Use Strikethrough Pricing, Not Coupon Codes

If you run promotions, strikethrough pricing is far more effective than coupon codes for Shopping ads. Google automatically picks up Shopify sale prices, so if you mark a product down from $20 to $17, that strikethrough shows up right in the Shopping ad.

Coupon-based discounts require manual setup in Merchant Centre promotions, which is fiddly and less visually impactful. Strikethrough pricing drives higher click-through rates because shoppers can see the deal instantly without needing to apply a code.

Realistic Timeline Expectations

Expect breakeven ROAS within two months maximum. For Shopping ads, it is often achievable within one month. A 3x ROAS is a reasonable target by month two. And if you are aiming for scale, a 1.2x ROAS target is actually healthy and allows you to push significant volume.

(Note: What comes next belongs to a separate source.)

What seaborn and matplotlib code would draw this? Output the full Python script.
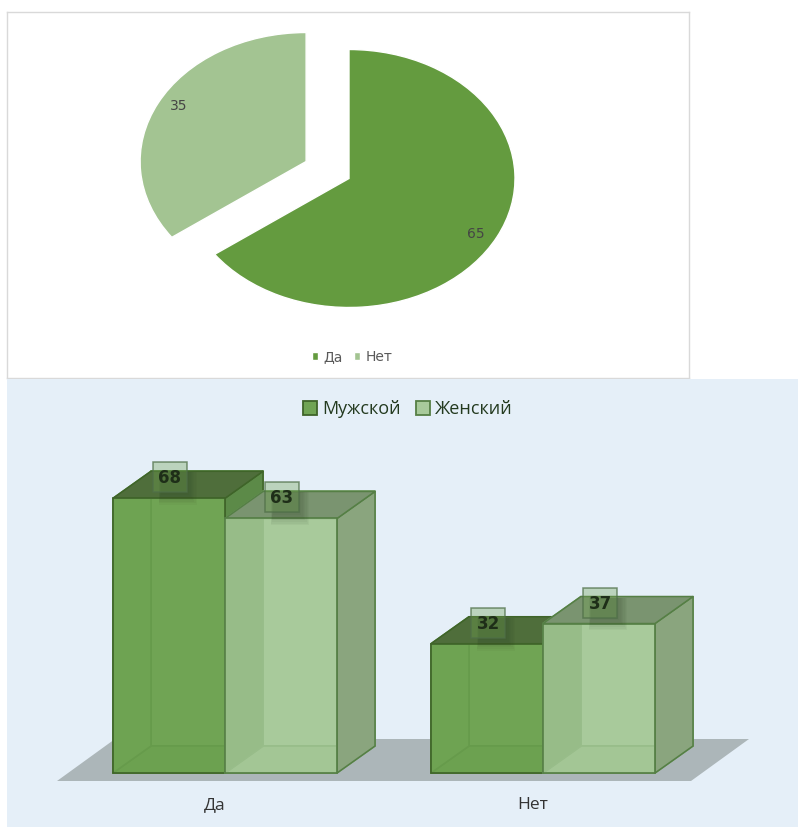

If you are not seeing breakeven by month two, something is fundamentally wrong and needs investigating.

The Two-Campaign Formula

To bring it all together, here is your starting Google Ads setup:

  1. PMax feed-only with your top 20% of products, no Target ROAS, budget as your primary control lever

  2. Branded search as a separate campaign, expecting 10x+ ROAS

That is it. Two campaigns. Simplify your approach, prove profitability with your best sellers, invest in keyword-optimised product titles through a supplemental feed, and expand only after you have the data to back it up.

Conclusion

The biggest lesson from this consulting call is that simplicity wins. This brand had been spending months and tens of thousands of dollars following Google's full PMax recommendations, and it was not working. The fix was to strip everything back: feed-only PMax with top-selling products, a separate branded search campaign, keyword-optimised product titles through a supplemental feed, and patience to let the data build before setting ROAS targets. Use your daily budget as the primary control lever, focus on strikethrough pricing over coupon codes for promotions, and ignore the advanced features until the fundamentals are delivering results. Two campaigns are all you need to start proving that Google Ads can work for your ecommerce brand.